Few authors achieve as substantial body a work as you have. When you embarked on the writing life, did you know you would, or could, be so prolific?
I didn’t even know I was embarking on a writing life. The only reason I wrote my first novel was that I was trying to keep occupied while I was between jobs. Then I discovered what an addictive experience it is to lead imaginary lives, so that novel led to others.
Has your approach to writing evolved much since you started out in the sixties? What do you do differently, or the same?
In the beginning I had this weird idea that any sort of rewriting would make a novel an artificial construction, not sufficiently creative; so I just dashed my stories down on paper and sent them off as they emerged. Now I rewrite many, many times over, and I discover new depths to the story with each new version.
As you’ve moved through life, you’ve presumably experienced more of the family dynamics that have always been so central to your novels – and also come to inhabit roles (mother, grandmother, say) that you would have had to imagine as a younger writer. Are you aware of those experiences affecting the work?
I’m not consciously aware, but I do remember that in the days when my children were very small and I had no free writing time at all, I comforted myself with the notion that if and when I ever wrote again, the fact that I now had children would mean I was writing from a deeper self. And I do believe that is true.
What about the writing process gives you pleasure? Plagues you?
I love the moment when my characters take over, so to speak – when after I’ve begun by pushing them around like so many lifeless puppets, one of them will suddenly say something so unexpected that I know the story will be safely in their hands from that point on. And I hate those moments when I feel “stuck” – when for some unaccountable reason my characters balk and will not go on. Although usually I find that the reason is not unaccountable, after all. I’ve learned to flip back one or two pages and start copying every word all over again, slowly and – as always – in longhand, until suddenly one word will stop me short and I’ll realize that’s where I’ve gone wrong. It’s as if my subconscious had been trying to tell me something.
Anne Tyler novels don’t always have stereotypical “happy” endings, but they generally do offer a sense of resolution. What, for you, “resolves” a story?

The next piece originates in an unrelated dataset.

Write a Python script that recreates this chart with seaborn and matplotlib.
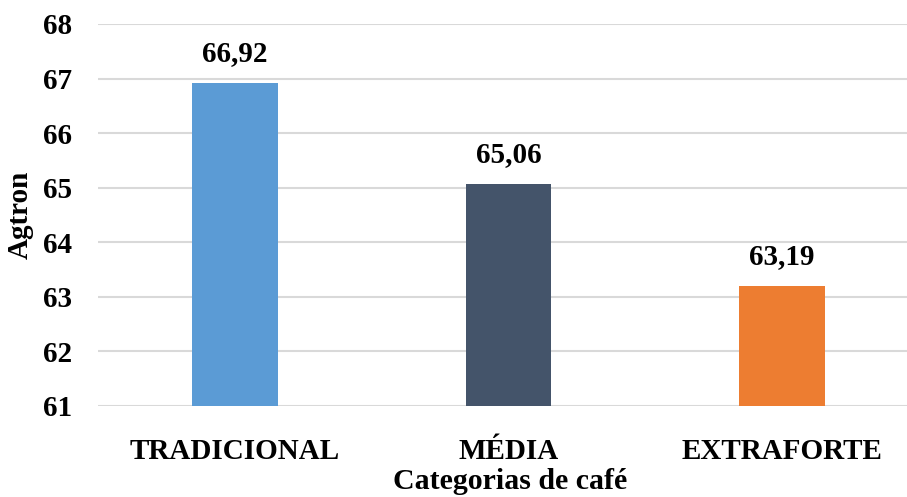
import matplotlib
matplotlib.use("Agg")
import matplotlib.pyplot as plt
import seaborn as sns
import pandas as pd

categories = ["TRADICIONAL", "MÉDIA", "EXTRAFORTE"]
values = [66.92, 65.06, 63.19]
value_labels = ["66,92", "65,06", "63,19"]
colors = ["#5B9BD5", "#44546A", "#ED7D31"]
y_ticks = [61, 62, 63, 64, 65, 66, 67, 68]

sns.set_theme(style="white")
plt.rcParams['font.family'] = ['Liberation Serif', 'DejaVu Serif']
plt.rcParams['font.weight'] = 'bold'
plt.rcParams['text.color'] = 'black'
plt.rcParams['axes.labelcolor'] = 'black'
plt.rcParams['xtick.color'] = 'black'
plt.rcParams['ytick.color'] = 'black'

df = pd.DataFrame({"cat": categories, "val": values})

fig = plt.figure(figsize=(9.07, 4.97), dpi=100)
ax = fig.add_axes([98/907, 1-406/497, 1-98/907, (406-24)/497])

sns.barplot(data=df, x="cat", y="val", hue="cat", palette=colors, legend=False,
            width=0.314, ax=ax, saturation=1, edgecolor="none", zorder=3)

ax.set_ylim(61, 68)
ax.set_xlim(-0.501, 2.457)
ax.set_yticks(y_ticks)
ax.set_yticklabels([str(t) for t in y_ticks], fontsize=21, fontweight='bold')
ax.yaxis.grid(True, color="#d9d9d9", linewidth=1.5, zorder=0)
ax.xaxis.grid(False)
for s in ax.spines.values():
    s.set_visible(False)
ax.tick_params(axis='y', length=0, pad=18.5)
ax.tick_params(axis='x', length=0, pad=23)
for lbl in ax.get_xticklabels():
    lbl.set_fontsize(21)
    lbl.set_fontweight('bold')

for i, (v, t) in enumerate(zip(values, value_labels)):
    ax.annotate(t, (i, v), xytext=(0, 16), textcoords="offset points",
                ha="center", va="baseline", fontsize=21, fontweight="bold")

ax.set_xlabel("Categorias de café", fontsize=21.5, fontweight="bold", labelpad=2)
ax.xaxis.label.set_x(0.509)
ax.set_ylabel("Agtron", fontsize=21, fontweight="bold")
ax.yaxis.set_label_coords(-64/809, 0.5)

fig.savefig("out.png", dpi=100)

I tend to end a novel at the point where I feel I’ve settled my characters into the place where they’ll stay settled forever, more or less. They’ve resolved a problem, they’ve discovered what it is they’ve been doing wrong – something along those lines. The surprise is that sometimes, I think I’ve been heading toward one ending and then my characters decide on another ending altogether.
Anything you’ve read recently that you can recommend?
I was very taken by Susan Darraj’s Behind You Is the Sea, a novel about Palestinians making their new homes in Baltimore. And I loved Kathy Wang’s The Satisfaction Café, an upcoming novel about a Taiwanese woman’s life in California.